After the August 1991 coup, Gorbachev was deprived of power, cast out, laughed at and reproached with all the misfortunes, tragedies and lesser and greater catastrophes that took place during his rule. Society always reacts more painfully to individual deaths than it does to mass annihilation. The crackdowns in Georgia and Lithuania--the Gorbachev regime's clumsy attempts to preclude the country's collapse--led to the death of several dozen people. Their names are known, their photographs were published in the press, and one feels terribly sorry for them and their families. Yeltsin's carnage in Chechnya, the bloody events in Tadjikistan, the establishment of feudal orders in the central Asian republics and the massive eradication of all human rights throughout the territory of the former Soviet Union are, however, regarded indifferently, as if they were in the order of things, as if they were not a direct consequence of the current regime's irresponsible policies.
No doubt Gorbachev made mistakes. No doubt his maneuvering between the Scylla of a totalitarian regime and the Charybdis of democratic ideas was far from irreproachable. No doubt he listened to and trusted the wrong people, no doubt his hearing and sight were dulled by the enormous pressure and he made many crude, irreversible mistakes. But maybe not. In a country accustomed to the ruler's answering for everything, even burned stew and spilled milk are held against the Czar and are never forgiven.

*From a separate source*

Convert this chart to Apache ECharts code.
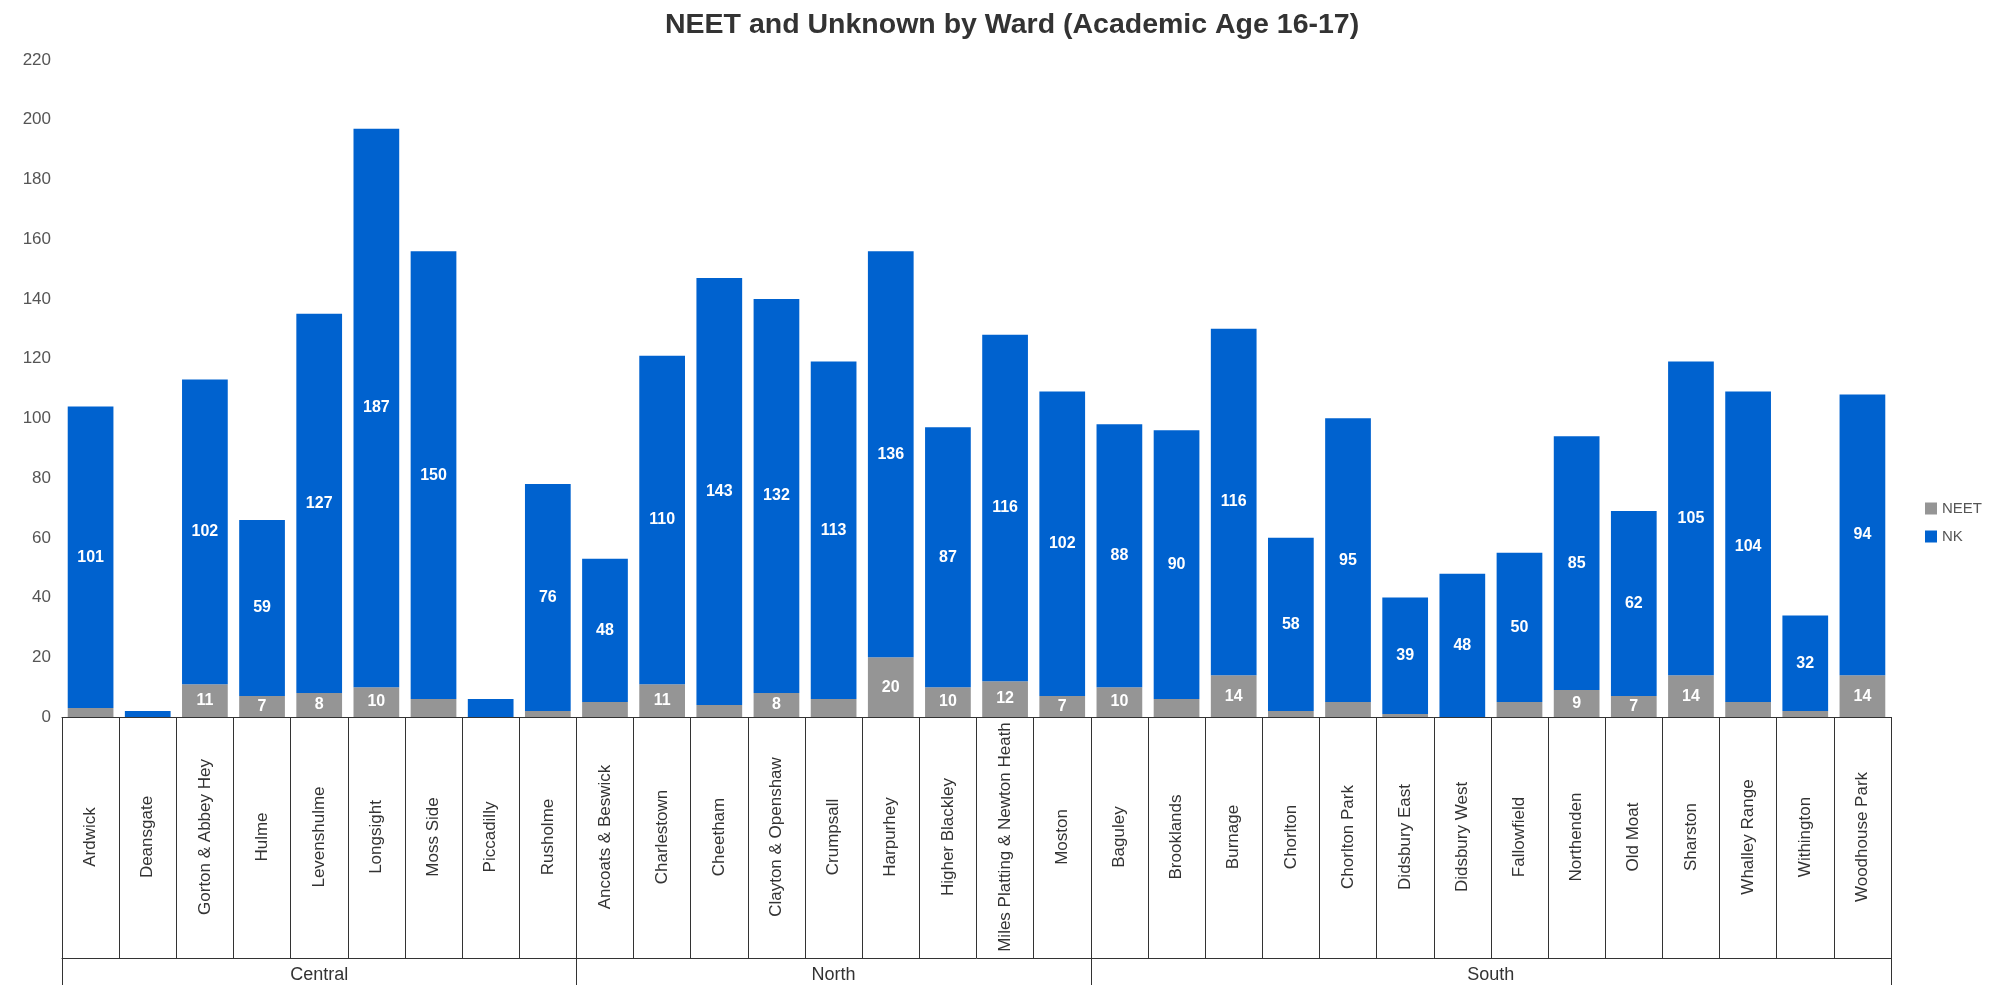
<!DOCTYPE html>
<html lang="en">
<head>
<meta charset="UTF-8">
<title>NEET and Unknown by Ward</title>
<style>html,body{margin:0;padding:0;background:#fff;}</style>
</head>
<body>
<div id="main" style="width:1998px;height:985px;"></div>
<script src="https://cdn.jsdelivr.net/npm/echarts@6/dist/echarts.min.js"></script>
<script>
// wards, grouped by region (in order)
var wards = ['Ardwick', 'Deansgate', 'Gorton & Abbey Hey', 'Hulme', 'Levenshulme', 'Longsight', 'Moss Side', 'Piccadilly', 'Rusholme',
  'Ancoats & Beswick', 'Charlestown', 'Cheetham', 'Clayton & Openshaw', 'Crumpsall', 'Harpurhey', 'Higher Blackley', 'Miles Platting & Newton Heath', 'Moston',
  'Baguley', 'Brooklands', 'Burnage', 'Chorlton', 'Chorlton Park', 'Didsbury East', 'Didsbury West', 'Fallowfield', 'Northenden', 'Old Moat', 'Sharston', 'Whalley Range', 'Withington', 'Woodhouse Park'];
var regionNames = ['Central', 'North', 'South'];
var regionSizes = [9, 9, 14];
var neet = [3, 0, 11, 7, 8, 10, 6, 0, 2,
  5, 11, 4, 8, 6, 20, 10, 12, 7,
  10, 6, 14, 2, 5, 1, 0, 5, 9, 7, 14, 5, 2, 14];
var nk = [101, 2, 102, 59, 127, 187, 150, 6, 76,
  48, 110, 143, 132, 113, 136, 87, 116, 102,
  88, 90, 116, 58, 95, 39, 48, 50, 85, 62, 105, 104, 32, 94];

var FONT = "'Liberation Sans', Arial, sans-serif";

// region of every ward + where region ticks / labels go
var regionOfWard = [];
var regionStarts = [];
var regionLabelAt = {};
var pos = 0;
regionNames.forEach(function (r, i) {
  regionStarts.push(pos);
  var mid = pos + Math.floor((regionSizes[i] - 1) / 2);
  regionLabelAt[mid] = { name: r, even: regionSizes[i] % 2 === 0 };
  for (var k = 0; k < regionSizes[i]; k++) regionOfWard.push(r);
  pos += regionSizes[i];
});

var myChart = echarts.init(document.getElementById('main'));

var barLabel = {
  show: true,
  position: 'inside',
  color: '#fff',
  fontWeight: 'bold',
  fontSize: 16,
  fontFamily: FONT,
  formatter: function (p) { return p.value >= 7 ? p.value : ''; }
};

var option = {
  backgroundColor: '#fff',
  animation: false,
  title: {
    text: 'NEET and Unknown by Ward (Academic Age 16-17)',
    left: 660,
    top: 6,
    textStyle: { fontFamily: FONT, fontSize: 28.5, fontWeight: 'bold', color: '#333' }
  },
  legend: {
    data: ['NEET', 'NK'],
    orient: 'vertical',
    left: 1920,
    top: 496,
    icon: 'rect',
    itemWidth: 12,
    itemHeight: 12,
    itemGap: 13,
    textStyle: { fontFamily: FONT, fontSize: 15, color: '#555' }
  },
  grid: { left: 62, right: 107, top: 60, bottom: 268 },
  xAxis: [{
    type: 'category',
    data: wards,
    position: 'bottom',
    axisLine: { lineStyle: { color: '#333', width: 1 } },
    axisTick: { show: true, length: 241, interval: 0, lineStyle: { color: '#333' } },
    axisLabel: {
      interval: 0,
      rotate: 90,
      margin: 120,
      align: 'center',
      verticalAlign: 'middle',
      fontFamily: FONT,
      fontSize: 17,
      color: '#333'
    }
  }, {
    type: 'category',
    data: regionOfWard,
    position: 'bottom',
    offset: 241,
    axisLine: { lineStyle: { color: '#333', width: 1 } },
    axisTick: {
      show: true,
      length: 30,
      interval: function (i) { return regionStarts.indexOf(i) >= 0; },
      lineStyle: { color: '#333' }
    },
    axisLabel: {
      interval: function (i) { return !!regionLabelAt[i]; },
      margin: 8,
      fontFamily: FONT,
      fontSize: 18,
      color: '#333',
      formatter: function (v, i) {
        var l = regionLabelAt[i];
        if (!l) return '';
        return l.even ? '{e|' + l.name + '}' : l.name;
      },
      rich: {
        e: { padding: [0, 0, 0, 57], fontFamily: FONT, fontSize: 18, color: '#333' }
      }
    }
  }],
  yAxis: {
    type: 'value',
    min: 0,
    max: 220,
    interval: 20,
    axisLine: { show: false },
    axisTick: { show: false },
    splitLine: { show: false },
    axisLabel: { margin: 11, fontFamily: FONT, fontSize: 17, color: '#555' }
  },
  series: [{
    name: 'NEET',
    type: 'bar',
    stack: 'total',
    barCategoryGap: '20%',
    itemStyle: { color: '#959595' },
    label: barLabel,
    data: neet
  }, {
    name: 'NK',
    type: 'bar',
    stack: 'total',
    barCategoryGap: '20%',
    itemStyle: { color: '#0062CF' },
    label: barLabel,
    data: nk
  }]
};

myChart.setOption(option);
</script>
</body>
</html>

Similarly, shamanism has always been a trait of the Russian national character: we cough and infect everyone around us, but when we all get sick, we throw stones at the shaman because his spells didn't work.
When Gorbachev was overthrown, for some reason everyone thought it was a good thing. The conservatives were pleased because in their eyes he was the cause of the regime's demise (they were absolutely right). The radicals were happy because in their opinion he was an obstacle to the republics' independence and too cautious in enacting economic reforms. (They too were correct.) This man with the stain on his forehead attempted simultaneously to contain and transform the country, to destroy and reconstruct, right on the spot. One can be Hercules and clean the Augean stable. One can be Atlas and hold up the heavenly vault. But no one has ever succeeded in combining the two roles. Surgery was demanded of Gorbachev, but angry shouts broke out whenever he reached for the scalpel. He wasn't a Philippine healer who could remove a tumor without blood or incisions.
The pettiness of the accusations speaks for itself. Gorbachev's Pizza Hut ads provoke particular ridicule, and while the idea is indeed amusing, they pay his rent. The scorn reminds me of how the Russian upper crust once castigated Peter the Great for being unafraid to roll up his sleeves and get his hands dirty. Amazingly, in our huge, multinational country, where the residents of St. Petersburg speak with a different accent from those of Moscow, Gorbachev's southern speech is held against him. After his resignation, Gorbachev suddenly became very popular in an unexpected quarter: among young people. He became an element of pop culture, a decorative curlicue of the apolitical, singing, dancing, quasi-bohemians. It was fashionable to weave his sayings into songs: in one popular composition Raisa Gorbachev's voice says thoughtfully, "Happiness exists; it can't be otherwise," and Gorbachev answers, "I found it." In the 1996 election, 1.5% of the electorate voted for him. That's about 1.5 million people. I think about those people, I wonder who they are. But I'll never know. The press hysteria before the election was extraordinary. Ordinary people no longer trusted or respected the moribund Yeltsin, but many were afraid of the communists and Gennadi Zyuganov, so the campaign was carried out under the slogan the lesser of two evils or better dead than red.